ISRO's Mangalayan Mission Manages To Capture Detailed Image Of Mars' Largest Moon Phobos
By: Priyanka Maheshwari Sat, 04 July 2020 10:38:48
Indian Space Research Organisation (ISRO) Mars Orbiter Mission (MOM) recently captured of Phobos, one of Mars’s two moons.
The image was taken on July 1, when the MOM was 7,200 kilometres from Marsh and 4,200 kilometres from Phobos, ISRO said in a statement.
Speaking of the image, ISRO said it was a composite image generated from 6 MCC frames and had been color corrected. “Phobos is largely believed to be made up of carbonaceous chondrites,” ISRO added.

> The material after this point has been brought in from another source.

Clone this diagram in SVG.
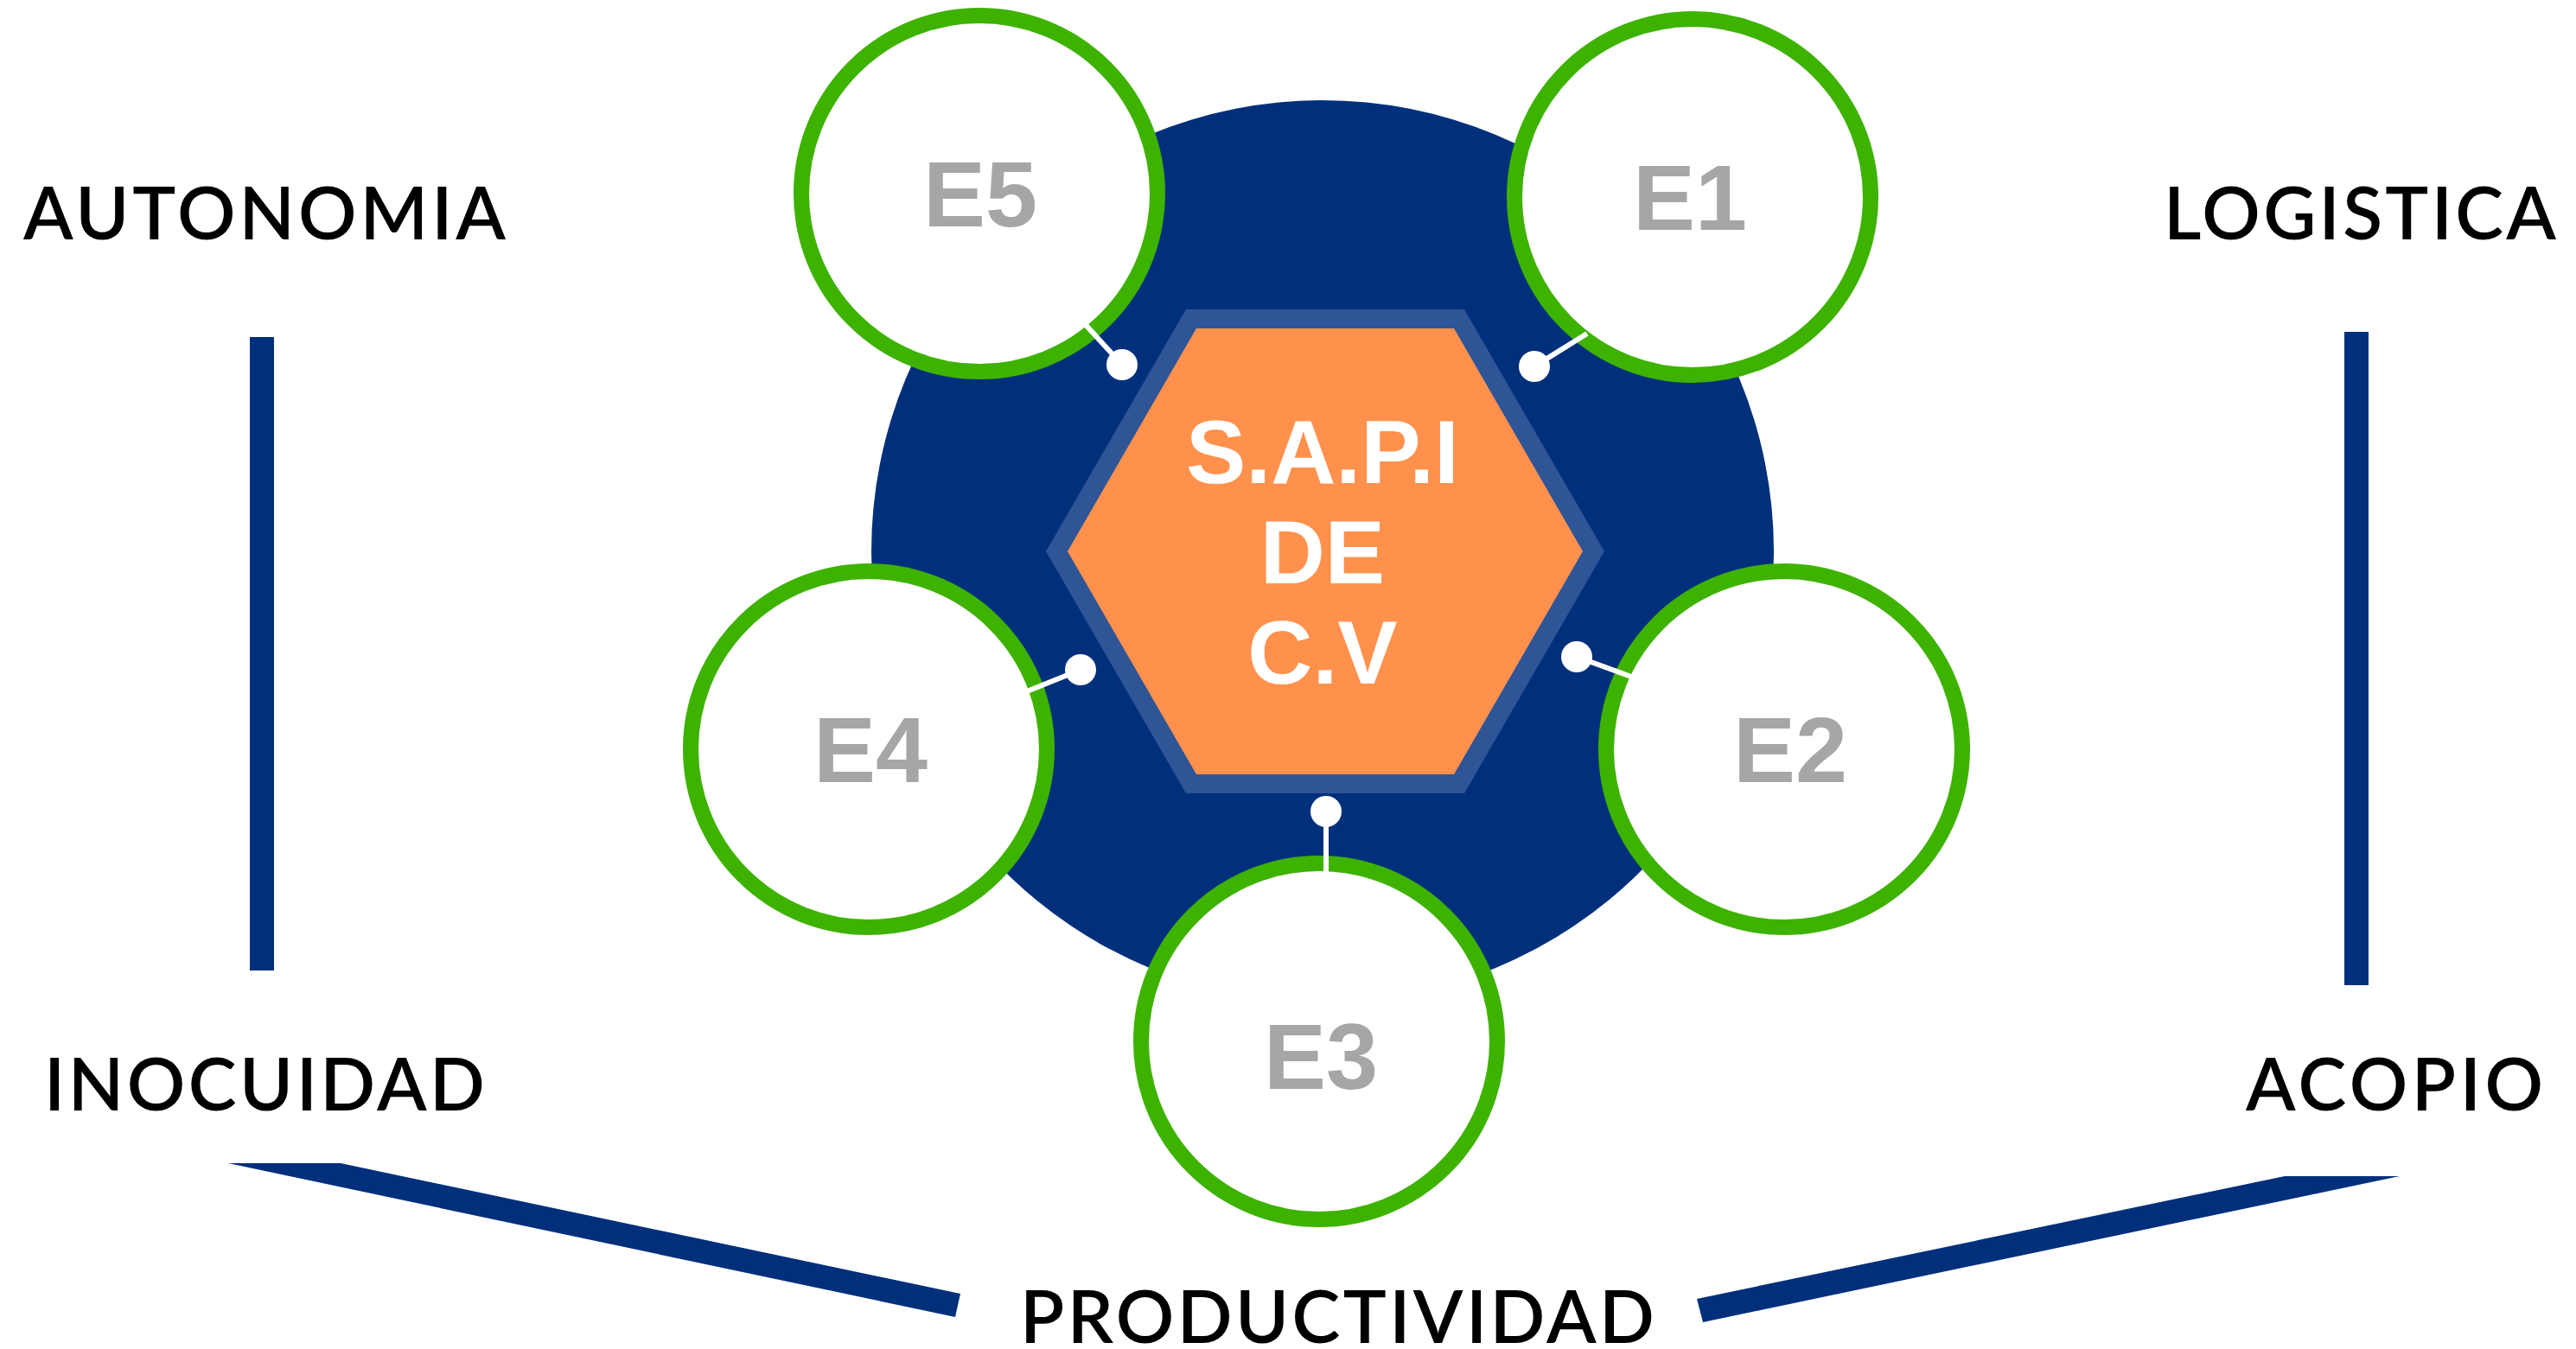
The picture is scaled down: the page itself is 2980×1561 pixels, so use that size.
<svg xmlns="http://www.w3.org/2000/svg" width="2980" height="1561" viewBox="0 0 2980 1561">
<style>
.lbl{font-family:Lato,"Open Sans","Liberation Sans",sans-serif;font-size:84px;font-weight:600;fill:#000;}
.enum{font-family:"Liberation Sans",Arial,sans-serif;font-weight:bold;font-size:108px;fill:#A6A6A6;text-anchor:middle;}
.ctr{font-family:"Liberation Sans",Arial,sans-serif;font-weight:bold;font-size:104px;fill:#fff;text-anchor:middle;}
.ring{fill:#fff;stroke:#3EB200;stroke-width:18;}
.bar{fill:#00307B;}
.conn{stroke:#fff;stroke-width:6;fill:none;}
.dot{fill:#fff;}
</style>
<rect width="2980" height="1561" fill="#fff"/>
<g id="bars">
<rect class="bar" x="289" y="390" width="28" height="733"/>
<rect class="bar" x="2712" y="384" width="28" height="756"/>
<polygon class="bar" points="264,1346 394,1346 1111,1497 1105,1524"/>
<polygon class="bar" points="2643,1361 2776,1361 1970,1530 1963,1503"/>
</g>
<g id="labels">
<text class="lbl" x="27" y="277" textLength="558" lengthAdjust="spacing">AUTONOMIA</text>
<text class="lbl" x="51" y="1285" textLength="510" lengthAdjust="spacing">INOCUIDAD</text>
<text class="lbl" x="2503" y="277" textLength="454" lengthAdjust="spacing">LOGISTICA</text>
<text class="lbl" x="2598" y="1285" textLength="344" lengthAdjust="spacing">ACOPIO</text>
<text class="lbl" x="1180" y="1554" textLength="734" lengthAdjust="spacing">PRODUCTIVIDAD</text>
</g>
<g id="hub">
<circle cx="1530" cy="638" r="522" fill="#00307B"/>
<polygon points="1856,638 1694,918 1372,918 1210,638 1372,358 1694,358" fill="#2F5597"/>
<polygon points="1831,638 1682,896 1384,896 1235,638 1384,380 1682,380" fill="#FF914D"/>
<text class="ctr" x="1530" y="559">S.A.P.I</text>
<text class="ctr" x="1530" y="675">DE</text>
<text class="ctr" x="1530" y="791">C.V</text>
</g>
<g id="E5"><circle class="ring" cx="1133" cy="224" r="206"/><text class="enum" x="1134" y="262">E5</text></g>
<g id="E1"><circle class="ring" cx="1958" cy="228" r="206"/><text class="enum" x="1955" y="266">E1</text></g>
<g id="E2"><circle class="ring" cx="2064" cy="867" r="206"/><text class="enum" x="2071" y="905">E2</text></g>
<g id="E3"><circle class="ring" cx="1526" cy="1205" r="206"/><text class="enum" x="1528" y="1260">E3</text></g>
<g id="E4"><circle class="ring" cx="1005" cy="867" r="206"/><text class="enum" x="1007" y="905">E4</text></g>
<g id="connectors">
<line class="conn" x1="1256" y1="376" x2="1298" y2="422"/><circle class="dot" cx="1298" cy="422" r="18"/>
<line class="conn" x1="1836" y1="386" x2="1775" y2="424"/><circle class="dot" cx="1775" cy="424" r="18"/>
<line class="conn" x1="1887" y1="783" x2="1824" y2="760"/><circle class="dot" cx="1824" cy="760" r="18"/>
<line class="conn" x1="1534" y1="1013" x2="1534" y2="939"/><circle class="dot" cx="1534" cy="939" r="18"/>
<line class="conn" x1="1188" y1="800" x2="1250" y2="775"/><circle class="dot" cx="1250" cy="775" r="18"/>
</g>
</svg>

The mission also known as Mangalyaan was initially meant to last six months, but subsequently ISRO had said it had enough fuel for it to last "many years." The country had on September 24, 2014 successfully placed the Mars Orbiter Mission spacecraft in orbit around the red planet, in its very first attempt, thus breaking into an elite club.
ISRO had launched the spacecraft on its nine-month- long odyssey on a homegrown PSLV rocket from Sriharikota in Andhra Pradesh on November 5, 2013. It had escaped the earth's gravitational field on December 1, 2013.
The Rs 450-crore MOM mission aims at studying the Martian surface and mineral composition as well as scan its atmosphere for methane (an indicator of life on Mars).
The Mars Orbiter has five scientific instruments - Lyman Alpha Photometer (LAP), Methane Sensor for Mars (MSM), Mars Exospheric Neutral Composition Analyser (MENCA), Mars Colour Camera (MCC) and Thermal Infrared Imaging Spectrometer.
Phobos became something of pop-culture thanks to the Arnold Schwarzenegger sci-fi flick Total Recall, as well as id software’s first-person shooting game in the 1990s, Doom.